I unfortunately can’t say much about the plot of Carlos Segundo’s Slits. Not because there are spoilers to avoid (though there very well may be), but because the print shown at my screening was missing the subtitle file and I — to my great discredit — am monolingual and couldn’t understand a word of the Brazilian film’s Portuguese. As such, my viewing experience became a test of cinema as sensory experience, a reaffirmation of a screenplay as more than merely dialogue. This was more difficult than I anticipated. I could recognize that my brain kept trying to make sense of the dialogue because that’s what it has been trained to do while watching a movie — whether the movie is in English or has English subtitles, I’ve never before encountered an entire feature that I simply could not comprehend on the basis of language.
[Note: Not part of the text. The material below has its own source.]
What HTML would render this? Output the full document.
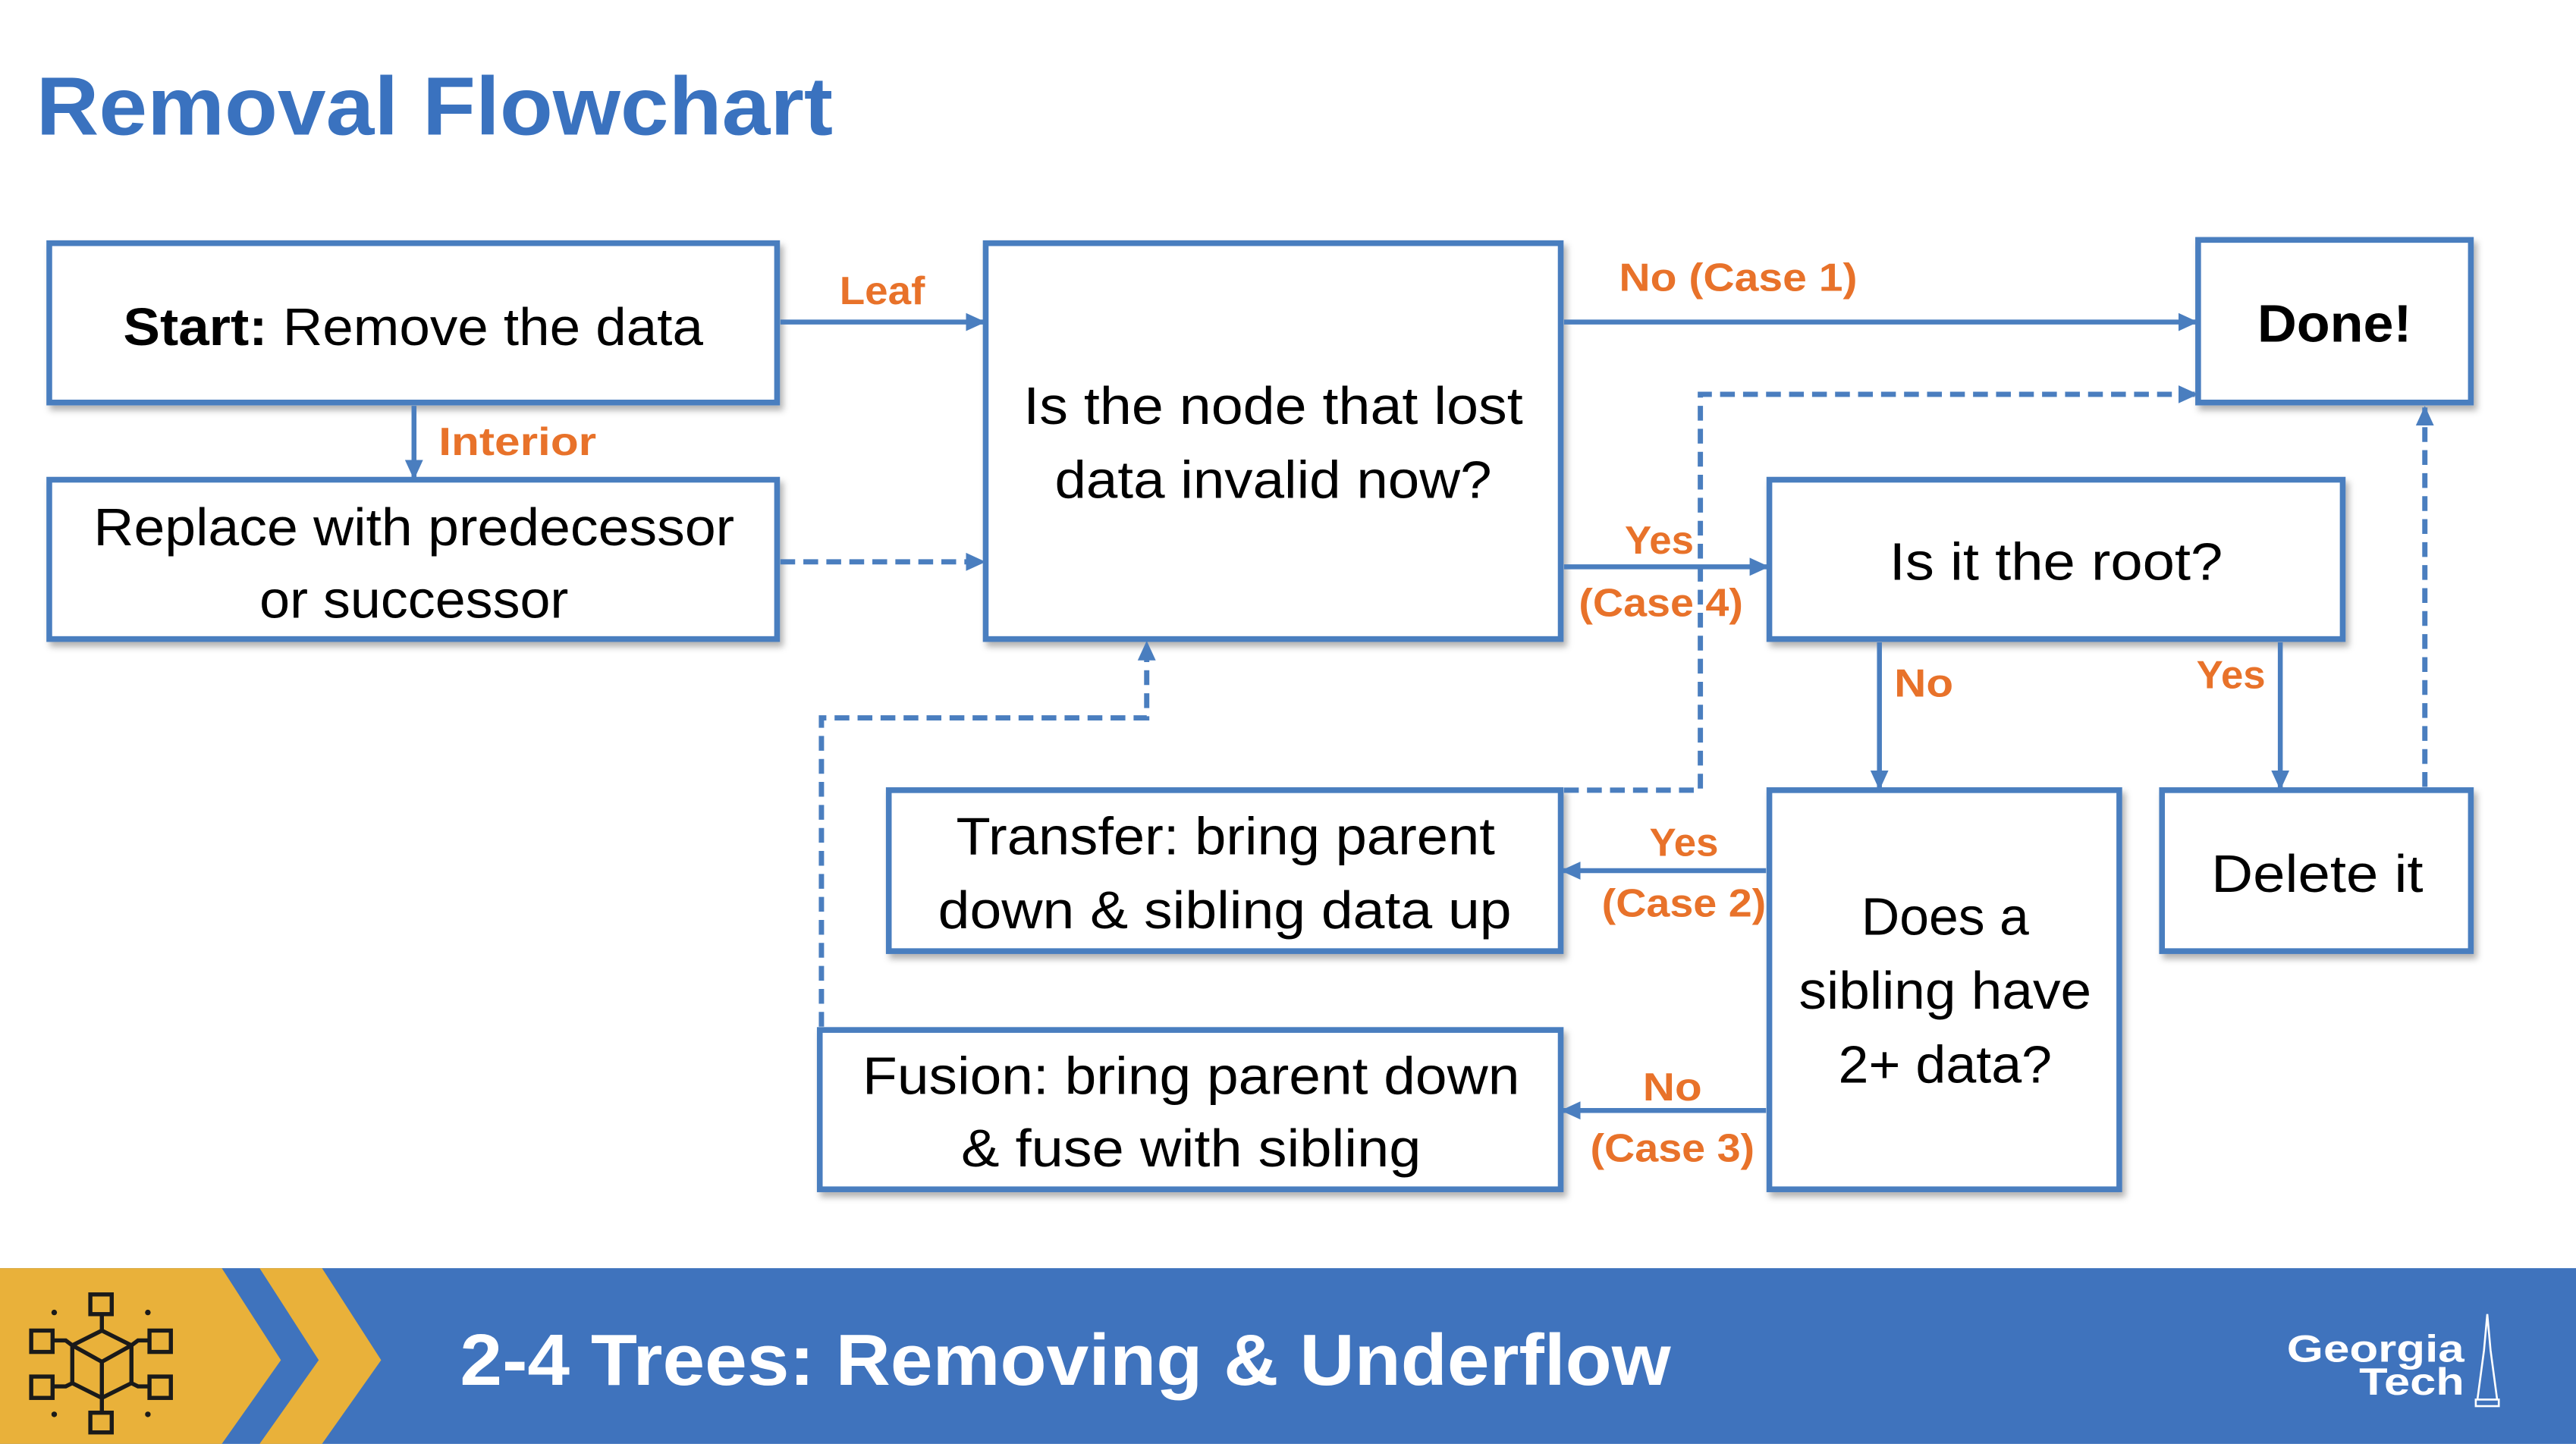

Complicating matters, Slits’ brief 80-minute runtime includes a handful of scenes that each play out over the course of several minutes by way of a static shot of two characters sitting and having a conversation; I would be lying if I said this didn’t try my patience, but I have a feeling that says much more about me as a viewer than it does about the film. But despite these frustrations, my experience was mostly positive: shots of landscapes and architectural feats were striking and evocative, the sound design impressively conveyed emotional beats for me that the dialogue couldn’t, and star Roberta Rangel’s naturalistic tendencies helped anchor the narrative despite my confusion. While I wouldn’t recommend this as the best way to watch a movie you’ve never seen before, it’s ultimately not the worst idea to on occasion to see what happens if you try to merely feel a film rather than understand it — you might learn something about yourself in the process.  Disco

Is religion the cure for all ails? Most of the characters in Jorunn Myklebust Syversen’s Disco sure act like it, but the film itself — at least implicitly — seems pretty confident that not only is religion not the solution, but in many cases it may very well be the cause of one’s troubles. At the center of the story is Mirjam (Josefine Frida Pettersen), a teen competitive disco champion becoming increasingly uncomfortable with her home life — especially given the presence of her stepfather, the minister of a “cool” church where Mirjam is a frequent musical performer. Unresolved trauma and competitive stumblings send Mirjam into a downwards spiral as she searches for meaning and belonging among a variety of Christian sects, each with their own questionable motives and methods. Syverson’s film is understated by design, lingering in uncomfortable silences and refusing to explicitly condemn the parties engaging in a contest for Mirjam’s soul (and attendance). Shot with a hazy and soft-lit aesthetic reminiscent of the afterschool specials of yesteryear, Disco is a deeply unsettling viewing experience, made even more so by Pettersen’s heartbreakingly quiet performance as a young woman struggling to find something to believe in despite a culture insistent on controlling her mind and her body. There’s no catharsis to be had here, just the unease that comes from wanting the best for Mirjam and knowing that she isn’t positioned to find it — an unease that exemplifies the film’s true power.